I also had the opportunity to attend a conference this week, the 5th annual meeting of the Canadian Society for Ecology and Evolution, held at the Universite Laval. It was a well organized conference with a lot of energy and some very interesting talks and posters. Quebec City served as a wonderful setting for the conference and I was impressed by how the conference was truly bilingual. I was also impressed by vieux Quebec and the beauty of the St.Lawrence.
This was my first "real" conference and hence my first "real" presentation. I was eager (and a little nervous) to present my MSc research thus far. My presentation was entitled "Zooplankton metacommunity responses to climate change in the subarctic" (A.Winegardner and K. Cottenie) and was presented in the Conservation and Climate Change session. The main take home messages for this presentation (and really our work on this project thus far) are:
- salinity of coastal freshwater systems along the coast of Hudson Bay is increasing.
- this increase may exceed tolerated limits of salinity in many zooplankton species.

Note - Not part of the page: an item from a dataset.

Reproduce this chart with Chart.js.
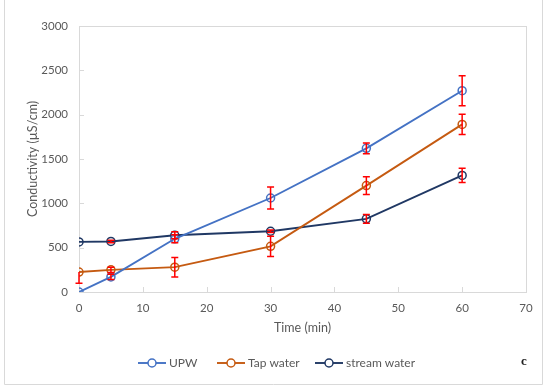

- salt addition during a field experiment did not have the expected effect of changing zooplankton community composition in either isolated or potentially connected rock pools.
- salinity may not be the most important environmental driver in this metacommunity. Rather pool hydroperiod, connectivty and resting egg dynamics may be important either alone or in concert.
- this study is one of the first to apply the metacommunity concept to an issue of climate change.
Students and faculty from the Integrative Biology department and School of Environmental Science at Guelph contributed about 10-12 presentations and posters at this conference. This along with the sheer number of student presentations made for a very supportive environment. My talk was not the only from Guelph with a Churchill focus. Nick and Ola from the Gregory Lab presented their research on genome size of Churchill area and low arctic crustaceans and molluscs respectively. Once I got my talk out of the way I was able to attend many interesting presentations. I was especially intrigued by several presentations on metacommunity dynamics, connectivity, network theory and fragmentation by students and post-docs from the Gonzalez lab at McGill University.
The conference also included a student workshop on science communication and the media. Jim Handman, executive producer of the CBC radio show "Quirks and Quarks" spoke about how the media often interprets the majority of science as falling into 1 of 3 categories:
- an oddity (think wierd science)
- a threat (ex. honeybee Colony Collpase Disorder, nuclear weapons, big pharma)
- a cure (every newspaper wants to be the one to run the headline "Scientist cures cancer")
But the problem with this is science is not black and white or neatly categorized like this. And the headline "Scientist cures cancer" is probably more accurately read as (example from Handman) "Scientists and numerous collaborators, graduate students and undergraduate summer students find some statistically significant evidence that treatment X results in marginally reduced levels of Y in subpopulation A when all other variables are controlled." This reminded me that uncertainty is one of the exciting things about science and that even though I haven't sorted out what all my experimental results mean yet, there are tons of possible explanations out there.
I'm looking forward to future conferences and especially to the CSEE's 2011 conference which will be held in Banff.